Task to carry out: The listing below begins with the first line you should copy; stop after the line containing "import plotly.graph_objects as go", and drop every picture.

--- start ---

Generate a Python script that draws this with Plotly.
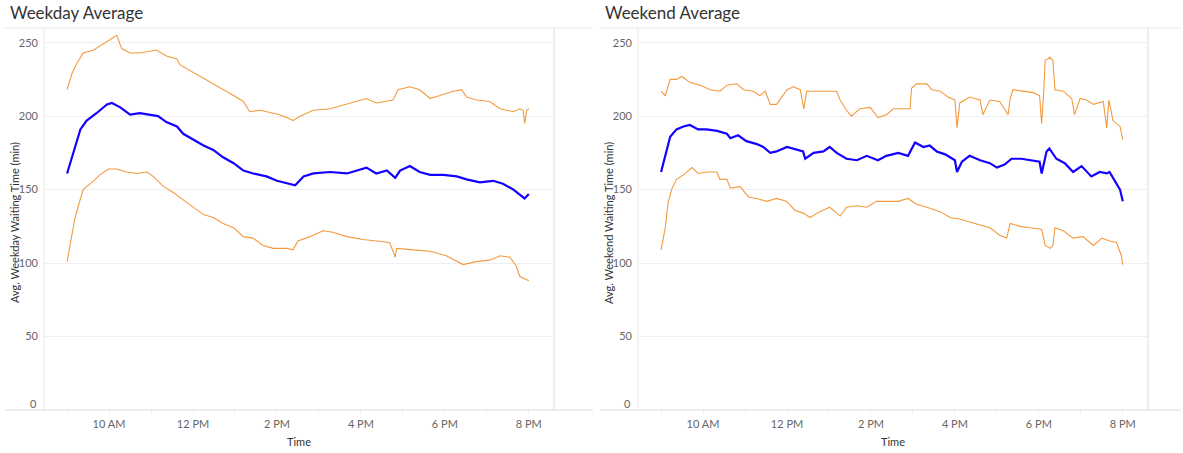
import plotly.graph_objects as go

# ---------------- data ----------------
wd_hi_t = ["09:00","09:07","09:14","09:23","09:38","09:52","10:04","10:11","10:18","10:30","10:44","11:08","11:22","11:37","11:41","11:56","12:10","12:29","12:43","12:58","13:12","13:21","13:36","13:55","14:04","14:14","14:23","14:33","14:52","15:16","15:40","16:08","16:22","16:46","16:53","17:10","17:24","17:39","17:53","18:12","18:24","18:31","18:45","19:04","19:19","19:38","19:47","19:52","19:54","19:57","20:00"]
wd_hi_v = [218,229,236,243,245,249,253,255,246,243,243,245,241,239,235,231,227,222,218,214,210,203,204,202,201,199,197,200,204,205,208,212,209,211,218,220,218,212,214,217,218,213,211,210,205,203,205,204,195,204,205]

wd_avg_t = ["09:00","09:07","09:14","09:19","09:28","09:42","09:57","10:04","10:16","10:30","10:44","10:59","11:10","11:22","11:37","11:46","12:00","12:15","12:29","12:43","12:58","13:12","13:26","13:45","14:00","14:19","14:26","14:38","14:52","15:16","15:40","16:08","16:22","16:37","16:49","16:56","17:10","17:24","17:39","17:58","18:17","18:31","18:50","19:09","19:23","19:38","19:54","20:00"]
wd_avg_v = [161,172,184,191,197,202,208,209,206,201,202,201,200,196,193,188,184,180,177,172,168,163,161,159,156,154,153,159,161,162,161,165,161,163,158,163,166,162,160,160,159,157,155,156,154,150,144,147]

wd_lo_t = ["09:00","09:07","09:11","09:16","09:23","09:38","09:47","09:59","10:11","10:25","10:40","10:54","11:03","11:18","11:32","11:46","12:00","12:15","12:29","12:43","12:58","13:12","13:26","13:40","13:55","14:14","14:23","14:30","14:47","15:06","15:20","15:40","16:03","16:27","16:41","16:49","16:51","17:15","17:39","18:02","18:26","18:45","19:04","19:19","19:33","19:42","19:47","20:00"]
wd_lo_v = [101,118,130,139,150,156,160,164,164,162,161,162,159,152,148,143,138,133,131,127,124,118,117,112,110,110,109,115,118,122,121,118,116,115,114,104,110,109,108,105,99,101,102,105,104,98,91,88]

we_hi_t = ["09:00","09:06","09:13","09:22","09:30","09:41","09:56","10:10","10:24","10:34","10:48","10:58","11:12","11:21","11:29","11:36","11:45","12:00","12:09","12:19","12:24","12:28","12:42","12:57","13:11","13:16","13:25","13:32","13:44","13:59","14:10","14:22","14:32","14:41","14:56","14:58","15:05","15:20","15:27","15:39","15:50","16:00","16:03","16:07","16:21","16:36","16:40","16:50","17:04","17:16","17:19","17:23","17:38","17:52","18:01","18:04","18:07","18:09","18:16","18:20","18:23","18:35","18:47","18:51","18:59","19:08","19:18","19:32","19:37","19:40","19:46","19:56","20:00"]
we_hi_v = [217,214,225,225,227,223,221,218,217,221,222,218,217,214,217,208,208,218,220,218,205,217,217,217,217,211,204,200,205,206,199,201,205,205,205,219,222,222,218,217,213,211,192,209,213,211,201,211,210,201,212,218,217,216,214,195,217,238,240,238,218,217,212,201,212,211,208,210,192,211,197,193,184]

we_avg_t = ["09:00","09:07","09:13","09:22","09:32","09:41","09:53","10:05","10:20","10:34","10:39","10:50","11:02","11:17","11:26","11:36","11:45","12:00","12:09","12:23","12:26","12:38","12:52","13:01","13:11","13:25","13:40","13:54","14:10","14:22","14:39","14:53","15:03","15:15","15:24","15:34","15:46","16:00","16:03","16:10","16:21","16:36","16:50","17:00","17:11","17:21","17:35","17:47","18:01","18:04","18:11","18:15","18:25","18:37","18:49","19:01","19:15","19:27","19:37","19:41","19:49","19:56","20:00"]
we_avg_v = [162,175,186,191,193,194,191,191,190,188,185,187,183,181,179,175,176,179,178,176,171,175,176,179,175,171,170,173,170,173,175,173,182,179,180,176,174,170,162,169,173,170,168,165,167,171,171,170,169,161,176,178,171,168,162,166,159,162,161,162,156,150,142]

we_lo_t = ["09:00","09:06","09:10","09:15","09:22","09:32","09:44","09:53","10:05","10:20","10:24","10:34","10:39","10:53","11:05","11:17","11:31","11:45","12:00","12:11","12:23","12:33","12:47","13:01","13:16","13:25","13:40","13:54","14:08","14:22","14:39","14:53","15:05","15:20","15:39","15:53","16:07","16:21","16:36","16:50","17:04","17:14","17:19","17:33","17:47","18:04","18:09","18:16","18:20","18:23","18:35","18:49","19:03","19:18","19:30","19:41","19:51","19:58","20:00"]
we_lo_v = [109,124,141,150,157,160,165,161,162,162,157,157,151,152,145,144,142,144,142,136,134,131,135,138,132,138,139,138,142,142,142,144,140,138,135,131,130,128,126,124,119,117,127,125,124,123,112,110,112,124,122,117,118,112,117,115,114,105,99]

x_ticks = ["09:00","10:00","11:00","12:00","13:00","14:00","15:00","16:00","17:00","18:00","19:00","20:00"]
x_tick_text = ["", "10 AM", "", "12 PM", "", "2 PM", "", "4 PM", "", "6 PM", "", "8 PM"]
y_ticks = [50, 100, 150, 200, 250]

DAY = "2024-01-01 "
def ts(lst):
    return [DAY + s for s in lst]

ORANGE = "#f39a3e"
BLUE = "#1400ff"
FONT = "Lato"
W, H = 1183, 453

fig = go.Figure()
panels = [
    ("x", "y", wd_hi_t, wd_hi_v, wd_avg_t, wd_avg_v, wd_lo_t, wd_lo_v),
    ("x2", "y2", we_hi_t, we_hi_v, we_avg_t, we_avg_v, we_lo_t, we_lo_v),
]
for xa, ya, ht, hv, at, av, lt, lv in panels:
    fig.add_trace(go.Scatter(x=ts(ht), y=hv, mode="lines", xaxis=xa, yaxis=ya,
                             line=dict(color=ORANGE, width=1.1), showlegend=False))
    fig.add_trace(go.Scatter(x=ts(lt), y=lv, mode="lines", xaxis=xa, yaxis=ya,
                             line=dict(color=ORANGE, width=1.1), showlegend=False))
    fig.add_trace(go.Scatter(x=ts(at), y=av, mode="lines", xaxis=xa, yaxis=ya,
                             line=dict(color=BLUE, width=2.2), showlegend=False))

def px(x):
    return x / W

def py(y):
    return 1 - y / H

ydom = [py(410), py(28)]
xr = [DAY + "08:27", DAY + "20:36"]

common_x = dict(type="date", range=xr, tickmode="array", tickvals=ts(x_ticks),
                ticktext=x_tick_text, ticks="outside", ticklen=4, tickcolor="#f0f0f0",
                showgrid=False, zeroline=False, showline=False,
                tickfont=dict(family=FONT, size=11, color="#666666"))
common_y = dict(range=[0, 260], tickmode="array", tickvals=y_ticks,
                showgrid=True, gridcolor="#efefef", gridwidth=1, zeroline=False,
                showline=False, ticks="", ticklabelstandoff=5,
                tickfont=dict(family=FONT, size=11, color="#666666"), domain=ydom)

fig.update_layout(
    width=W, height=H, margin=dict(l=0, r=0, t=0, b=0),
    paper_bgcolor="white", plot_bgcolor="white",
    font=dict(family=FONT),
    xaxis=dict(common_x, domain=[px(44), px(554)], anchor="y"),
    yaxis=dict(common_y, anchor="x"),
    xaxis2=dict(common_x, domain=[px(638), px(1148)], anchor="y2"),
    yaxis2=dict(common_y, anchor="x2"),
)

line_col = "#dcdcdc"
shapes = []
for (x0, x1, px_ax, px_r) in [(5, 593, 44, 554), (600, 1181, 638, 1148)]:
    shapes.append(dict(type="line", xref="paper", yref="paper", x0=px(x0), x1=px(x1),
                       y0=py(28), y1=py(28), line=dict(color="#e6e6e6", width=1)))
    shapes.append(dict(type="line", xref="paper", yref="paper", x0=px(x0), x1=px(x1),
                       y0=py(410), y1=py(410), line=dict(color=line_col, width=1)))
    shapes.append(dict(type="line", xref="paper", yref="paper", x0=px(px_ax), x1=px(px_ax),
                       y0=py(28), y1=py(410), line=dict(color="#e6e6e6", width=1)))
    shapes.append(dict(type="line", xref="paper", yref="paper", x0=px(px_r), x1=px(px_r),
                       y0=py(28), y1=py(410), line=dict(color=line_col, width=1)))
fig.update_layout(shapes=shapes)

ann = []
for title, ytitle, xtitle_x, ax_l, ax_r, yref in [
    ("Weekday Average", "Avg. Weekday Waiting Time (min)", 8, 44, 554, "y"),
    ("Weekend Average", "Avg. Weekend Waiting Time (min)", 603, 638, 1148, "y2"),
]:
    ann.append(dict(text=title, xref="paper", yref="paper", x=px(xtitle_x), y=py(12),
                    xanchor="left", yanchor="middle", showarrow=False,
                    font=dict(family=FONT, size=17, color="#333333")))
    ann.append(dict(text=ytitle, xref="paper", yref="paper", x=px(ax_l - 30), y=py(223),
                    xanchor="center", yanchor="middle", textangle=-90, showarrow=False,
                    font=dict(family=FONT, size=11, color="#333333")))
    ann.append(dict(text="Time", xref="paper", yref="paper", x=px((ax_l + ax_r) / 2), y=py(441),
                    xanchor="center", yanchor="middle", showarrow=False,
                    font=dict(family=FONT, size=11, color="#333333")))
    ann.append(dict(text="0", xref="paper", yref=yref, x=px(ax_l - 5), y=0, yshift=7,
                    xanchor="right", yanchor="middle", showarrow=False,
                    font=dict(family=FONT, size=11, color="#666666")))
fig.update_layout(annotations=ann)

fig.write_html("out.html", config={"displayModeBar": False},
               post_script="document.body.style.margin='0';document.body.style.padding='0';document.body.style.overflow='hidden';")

--- end ---

Correct answer:
Generate a Python script that draws this with Plotly.
import plotly.graph_objects as go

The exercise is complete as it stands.